The Mini Ceramic Heat Emitter, for example, produces no light and won't disrupt any sleep patterns, but its radiant heat will increase the temperature of your terrarium.
8. Heat Rocks
While they sound cool, heat rocks are best to be avoided. These can get too hot and burn your reptile's sensitive underbelly. On top of that, they're typically not strong enough to heat the whole tank, even if they can burn your poor lizard.
In general, it's best to avoid any heat sources placed directly inside the tank since they can lead to burns. Some species, like iguanas, are especially sensitive to this.
Controllers for Your Lighting and Heating
Controllers provide an easy way for you to automate your lighting and heating needs. This ensures your reptiles stay on a steady schedule that doesn't fluctuate from day to day, and you don't have to remember to turn everything on and off yourself.
For Day/Night CycleConsider investing in a power center that automatically manages the switch between daytime and nighttime lighting.
Zilla has a 24/7 Power Center that controls eight total outlets, including four daytime/nighttime alternating outlets. One power strip can control on/off cycles with easy digital programming.

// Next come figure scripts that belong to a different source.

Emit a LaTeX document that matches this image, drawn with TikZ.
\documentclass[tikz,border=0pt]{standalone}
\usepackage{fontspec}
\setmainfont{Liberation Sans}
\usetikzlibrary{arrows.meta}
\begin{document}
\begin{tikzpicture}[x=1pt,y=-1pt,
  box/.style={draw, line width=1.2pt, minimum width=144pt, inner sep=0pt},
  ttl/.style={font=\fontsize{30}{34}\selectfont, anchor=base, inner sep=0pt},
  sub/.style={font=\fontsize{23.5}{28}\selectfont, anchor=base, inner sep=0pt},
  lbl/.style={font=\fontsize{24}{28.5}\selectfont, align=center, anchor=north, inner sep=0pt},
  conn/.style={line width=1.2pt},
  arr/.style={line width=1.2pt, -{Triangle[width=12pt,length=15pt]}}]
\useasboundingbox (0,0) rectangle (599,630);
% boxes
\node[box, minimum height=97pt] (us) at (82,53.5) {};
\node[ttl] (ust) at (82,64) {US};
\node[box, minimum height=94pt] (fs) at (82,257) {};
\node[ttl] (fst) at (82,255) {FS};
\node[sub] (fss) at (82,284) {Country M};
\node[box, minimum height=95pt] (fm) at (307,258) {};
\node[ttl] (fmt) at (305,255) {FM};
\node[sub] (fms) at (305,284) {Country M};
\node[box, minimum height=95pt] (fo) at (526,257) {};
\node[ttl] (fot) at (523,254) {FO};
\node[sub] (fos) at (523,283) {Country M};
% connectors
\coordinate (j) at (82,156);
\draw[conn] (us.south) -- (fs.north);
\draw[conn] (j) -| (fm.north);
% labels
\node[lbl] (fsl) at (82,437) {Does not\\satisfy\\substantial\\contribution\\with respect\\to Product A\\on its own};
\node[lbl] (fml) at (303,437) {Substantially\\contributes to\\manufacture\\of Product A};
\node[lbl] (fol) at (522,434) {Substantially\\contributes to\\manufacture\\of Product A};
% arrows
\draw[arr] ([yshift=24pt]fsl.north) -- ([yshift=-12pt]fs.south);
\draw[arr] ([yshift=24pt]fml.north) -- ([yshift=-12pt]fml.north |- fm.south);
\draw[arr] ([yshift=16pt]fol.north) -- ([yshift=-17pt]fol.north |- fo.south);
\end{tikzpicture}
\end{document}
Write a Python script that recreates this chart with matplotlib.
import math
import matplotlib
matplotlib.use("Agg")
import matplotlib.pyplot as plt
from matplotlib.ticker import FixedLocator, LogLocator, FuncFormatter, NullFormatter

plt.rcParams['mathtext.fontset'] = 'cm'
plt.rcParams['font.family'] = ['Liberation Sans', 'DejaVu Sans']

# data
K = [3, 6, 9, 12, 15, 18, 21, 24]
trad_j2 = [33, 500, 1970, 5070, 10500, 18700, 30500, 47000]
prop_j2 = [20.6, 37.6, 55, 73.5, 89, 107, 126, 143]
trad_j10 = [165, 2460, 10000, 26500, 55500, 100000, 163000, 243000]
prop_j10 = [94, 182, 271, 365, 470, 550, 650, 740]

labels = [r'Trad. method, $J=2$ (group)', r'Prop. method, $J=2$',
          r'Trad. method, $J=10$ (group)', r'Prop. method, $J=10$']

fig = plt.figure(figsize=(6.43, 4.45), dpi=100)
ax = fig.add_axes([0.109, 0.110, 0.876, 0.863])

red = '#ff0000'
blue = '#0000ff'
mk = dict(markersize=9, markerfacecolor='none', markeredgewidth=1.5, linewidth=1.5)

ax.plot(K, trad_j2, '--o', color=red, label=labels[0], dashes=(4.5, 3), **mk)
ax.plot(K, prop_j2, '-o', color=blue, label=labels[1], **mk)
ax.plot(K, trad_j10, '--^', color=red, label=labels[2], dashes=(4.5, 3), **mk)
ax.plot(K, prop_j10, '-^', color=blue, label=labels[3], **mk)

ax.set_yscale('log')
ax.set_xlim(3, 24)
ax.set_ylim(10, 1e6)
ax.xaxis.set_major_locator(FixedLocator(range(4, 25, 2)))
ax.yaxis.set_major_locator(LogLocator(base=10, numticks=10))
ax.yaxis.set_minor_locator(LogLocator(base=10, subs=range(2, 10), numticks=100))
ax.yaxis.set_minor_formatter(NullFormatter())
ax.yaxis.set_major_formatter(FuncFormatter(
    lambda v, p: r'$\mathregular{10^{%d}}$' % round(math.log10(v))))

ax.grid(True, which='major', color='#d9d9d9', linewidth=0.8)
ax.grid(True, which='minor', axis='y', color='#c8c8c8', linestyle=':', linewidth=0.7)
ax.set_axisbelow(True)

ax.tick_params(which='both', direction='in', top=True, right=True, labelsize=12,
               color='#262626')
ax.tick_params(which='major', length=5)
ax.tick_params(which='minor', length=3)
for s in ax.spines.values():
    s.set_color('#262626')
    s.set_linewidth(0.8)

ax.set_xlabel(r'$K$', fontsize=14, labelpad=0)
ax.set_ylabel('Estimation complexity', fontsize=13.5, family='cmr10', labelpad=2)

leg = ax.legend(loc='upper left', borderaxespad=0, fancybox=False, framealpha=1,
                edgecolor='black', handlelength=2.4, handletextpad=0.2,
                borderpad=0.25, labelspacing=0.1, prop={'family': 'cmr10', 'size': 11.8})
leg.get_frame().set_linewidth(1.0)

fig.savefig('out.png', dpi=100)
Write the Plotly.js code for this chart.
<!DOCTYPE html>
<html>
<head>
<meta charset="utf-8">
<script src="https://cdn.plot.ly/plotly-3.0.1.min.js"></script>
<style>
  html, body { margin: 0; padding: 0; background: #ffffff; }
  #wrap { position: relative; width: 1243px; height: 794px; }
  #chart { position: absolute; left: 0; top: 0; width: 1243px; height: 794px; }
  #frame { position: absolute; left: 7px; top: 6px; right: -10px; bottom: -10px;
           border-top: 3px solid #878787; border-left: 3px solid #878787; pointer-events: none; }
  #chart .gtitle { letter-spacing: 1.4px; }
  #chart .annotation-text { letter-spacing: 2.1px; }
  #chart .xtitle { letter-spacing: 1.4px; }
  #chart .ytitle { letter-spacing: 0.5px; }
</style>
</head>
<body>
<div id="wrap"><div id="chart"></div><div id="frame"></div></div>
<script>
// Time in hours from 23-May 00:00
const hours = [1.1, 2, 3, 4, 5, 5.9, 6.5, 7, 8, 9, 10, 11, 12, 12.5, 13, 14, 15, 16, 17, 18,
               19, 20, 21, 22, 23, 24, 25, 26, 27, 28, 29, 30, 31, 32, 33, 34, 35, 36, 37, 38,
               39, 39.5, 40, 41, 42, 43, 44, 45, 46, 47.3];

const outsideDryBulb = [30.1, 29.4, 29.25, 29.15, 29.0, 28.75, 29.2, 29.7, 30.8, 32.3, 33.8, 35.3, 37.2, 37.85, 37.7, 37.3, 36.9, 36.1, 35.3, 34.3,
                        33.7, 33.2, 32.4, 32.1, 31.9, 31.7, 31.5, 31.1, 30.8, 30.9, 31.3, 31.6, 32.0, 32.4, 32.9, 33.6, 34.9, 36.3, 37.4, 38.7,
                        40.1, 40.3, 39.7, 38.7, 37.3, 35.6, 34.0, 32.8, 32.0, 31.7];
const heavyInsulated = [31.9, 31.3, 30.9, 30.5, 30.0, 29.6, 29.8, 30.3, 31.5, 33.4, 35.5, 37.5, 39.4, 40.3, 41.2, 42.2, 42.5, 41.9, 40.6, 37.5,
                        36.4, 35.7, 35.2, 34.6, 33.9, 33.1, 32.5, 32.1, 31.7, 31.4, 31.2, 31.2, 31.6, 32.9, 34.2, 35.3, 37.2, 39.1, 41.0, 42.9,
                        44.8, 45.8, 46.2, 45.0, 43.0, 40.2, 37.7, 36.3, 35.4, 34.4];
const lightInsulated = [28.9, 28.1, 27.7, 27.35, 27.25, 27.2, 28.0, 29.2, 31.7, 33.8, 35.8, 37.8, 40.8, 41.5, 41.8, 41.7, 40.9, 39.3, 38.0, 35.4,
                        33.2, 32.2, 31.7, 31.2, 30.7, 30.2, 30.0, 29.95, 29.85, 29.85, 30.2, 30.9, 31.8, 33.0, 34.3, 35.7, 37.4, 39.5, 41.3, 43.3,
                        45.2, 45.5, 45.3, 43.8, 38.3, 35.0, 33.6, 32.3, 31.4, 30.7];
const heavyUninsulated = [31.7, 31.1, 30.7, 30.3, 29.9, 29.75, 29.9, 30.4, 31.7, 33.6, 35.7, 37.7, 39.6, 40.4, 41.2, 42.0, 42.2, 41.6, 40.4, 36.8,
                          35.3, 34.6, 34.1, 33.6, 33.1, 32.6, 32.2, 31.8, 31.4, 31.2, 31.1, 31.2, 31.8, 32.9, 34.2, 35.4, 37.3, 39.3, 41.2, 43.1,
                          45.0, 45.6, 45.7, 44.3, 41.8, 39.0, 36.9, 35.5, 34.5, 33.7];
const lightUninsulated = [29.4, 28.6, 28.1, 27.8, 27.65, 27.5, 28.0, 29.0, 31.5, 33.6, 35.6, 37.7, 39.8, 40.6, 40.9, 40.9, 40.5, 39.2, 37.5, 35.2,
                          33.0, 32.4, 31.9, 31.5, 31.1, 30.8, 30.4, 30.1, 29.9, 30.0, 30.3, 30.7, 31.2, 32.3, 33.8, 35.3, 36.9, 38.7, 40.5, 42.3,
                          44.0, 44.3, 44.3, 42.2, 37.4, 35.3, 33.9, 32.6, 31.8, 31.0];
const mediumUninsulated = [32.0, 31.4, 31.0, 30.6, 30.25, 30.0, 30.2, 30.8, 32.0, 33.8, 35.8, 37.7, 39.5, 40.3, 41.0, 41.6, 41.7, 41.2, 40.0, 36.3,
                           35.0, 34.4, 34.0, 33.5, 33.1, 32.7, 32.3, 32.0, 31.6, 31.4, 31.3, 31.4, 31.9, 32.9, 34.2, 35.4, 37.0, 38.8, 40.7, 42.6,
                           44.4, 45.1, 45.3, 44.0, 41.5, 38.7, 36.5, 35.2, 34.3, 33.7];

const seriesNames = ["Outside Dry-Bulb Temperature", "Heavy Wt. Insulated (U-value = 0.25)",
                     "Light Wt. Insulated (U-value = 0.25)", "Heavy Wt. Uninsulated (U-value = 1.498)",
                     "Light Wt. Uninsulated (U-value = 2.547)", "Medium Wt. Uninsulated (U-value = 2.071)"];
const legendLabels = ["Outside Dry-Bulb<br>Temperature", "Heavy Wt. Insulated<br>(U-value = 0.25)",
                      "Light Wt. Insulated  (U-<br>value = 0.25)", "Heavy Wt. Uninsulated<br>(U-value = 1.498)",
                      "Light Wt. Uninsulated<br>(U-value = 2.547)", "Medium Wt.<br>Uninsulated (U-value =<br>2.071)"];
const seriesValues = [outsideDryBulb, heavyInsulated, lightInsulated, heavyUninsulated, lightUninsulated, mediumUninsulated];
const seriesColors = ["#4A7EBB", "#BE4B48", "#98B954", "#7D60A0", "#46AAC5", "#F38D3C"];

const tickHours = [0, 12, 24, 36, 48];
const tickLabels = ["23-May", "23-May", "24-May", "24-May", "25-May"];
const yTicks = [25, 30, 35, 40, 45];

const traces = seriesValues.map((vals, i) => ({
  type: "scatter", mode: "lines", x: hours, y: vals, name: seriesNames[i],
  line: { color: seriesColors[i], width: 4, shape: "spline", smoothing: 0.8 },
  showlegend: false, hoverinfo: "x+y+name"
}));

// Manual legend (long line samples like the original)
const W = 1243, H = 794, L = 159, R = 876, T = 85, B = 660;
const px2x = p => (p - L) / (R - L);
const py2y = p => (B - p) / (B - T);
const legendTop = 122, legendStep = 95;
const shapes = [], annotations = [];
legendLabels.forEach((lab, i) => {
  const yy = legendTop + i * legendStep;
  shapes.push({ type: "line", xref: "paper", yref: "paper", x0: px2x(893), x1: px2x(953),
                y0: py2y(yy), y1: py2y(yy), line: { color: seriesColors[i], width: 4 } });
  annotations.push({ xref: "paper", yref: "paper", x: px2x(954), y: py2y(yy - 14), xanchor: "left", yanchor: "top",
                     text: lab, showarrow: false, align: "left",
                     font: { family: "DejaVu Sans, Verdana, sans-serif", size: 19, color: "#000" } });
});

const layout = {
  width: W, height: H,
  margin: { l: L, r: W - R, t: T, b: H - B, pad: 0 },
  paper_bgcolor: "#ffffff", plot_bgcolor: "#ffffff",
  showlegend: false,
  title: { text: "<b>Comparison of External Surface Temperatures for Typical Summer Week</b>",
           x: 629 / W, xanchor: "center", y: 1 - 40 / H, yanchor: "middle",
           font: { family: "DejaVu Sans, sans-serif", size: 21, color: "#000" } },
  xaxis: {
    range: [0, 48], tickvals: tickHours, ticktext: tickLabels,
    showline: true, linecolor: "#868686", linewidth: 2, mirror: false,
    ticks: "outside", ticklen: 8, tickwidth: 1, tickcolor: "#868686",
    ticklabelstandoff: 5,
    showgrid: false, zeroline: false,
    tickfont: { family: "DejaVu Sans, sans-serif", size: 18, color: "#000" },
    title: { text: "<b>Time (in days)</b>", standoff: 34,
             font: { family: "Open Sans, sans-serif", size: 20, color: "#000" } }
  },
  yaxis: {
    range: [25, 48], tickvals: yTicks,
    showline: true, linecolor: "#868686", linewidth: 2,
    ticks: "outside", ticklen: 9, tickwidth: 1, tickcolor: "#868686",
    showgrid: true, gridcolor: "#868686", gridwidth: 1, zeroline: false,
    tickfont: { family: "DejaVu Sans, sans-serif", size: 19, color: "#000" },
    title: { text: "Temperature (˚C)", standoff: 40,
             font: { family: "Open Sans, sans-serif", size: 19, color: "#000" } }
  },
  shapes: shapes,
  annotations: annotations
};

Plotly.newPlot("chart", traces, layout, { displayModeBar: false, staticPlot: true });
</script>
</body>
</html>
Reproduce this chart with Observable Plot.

Thermostats and Hygrometers
Another controller you want in your terrarium is a digital hygrometer-thermometer to monitor your terrarium's temperature and humidity accurately. Thermostats are crucial to maintaining the optimum basking temperature and prevent your dino buddy from overheating. (They also can help prevent fires and other safety concerns.)
Zilla has a Terrarium Thermometer-Hygrometer to keep track of maximum and minimum temperatures, along with relative humidity.
As you can see, there's a lot to consider when setting up the ideal heating and lighting environment for your cold-blooded buddy. But all this research and time is worthwhile in the end! When you see your reptile thriving in his cozy environment, you'll be glad you did your best for him.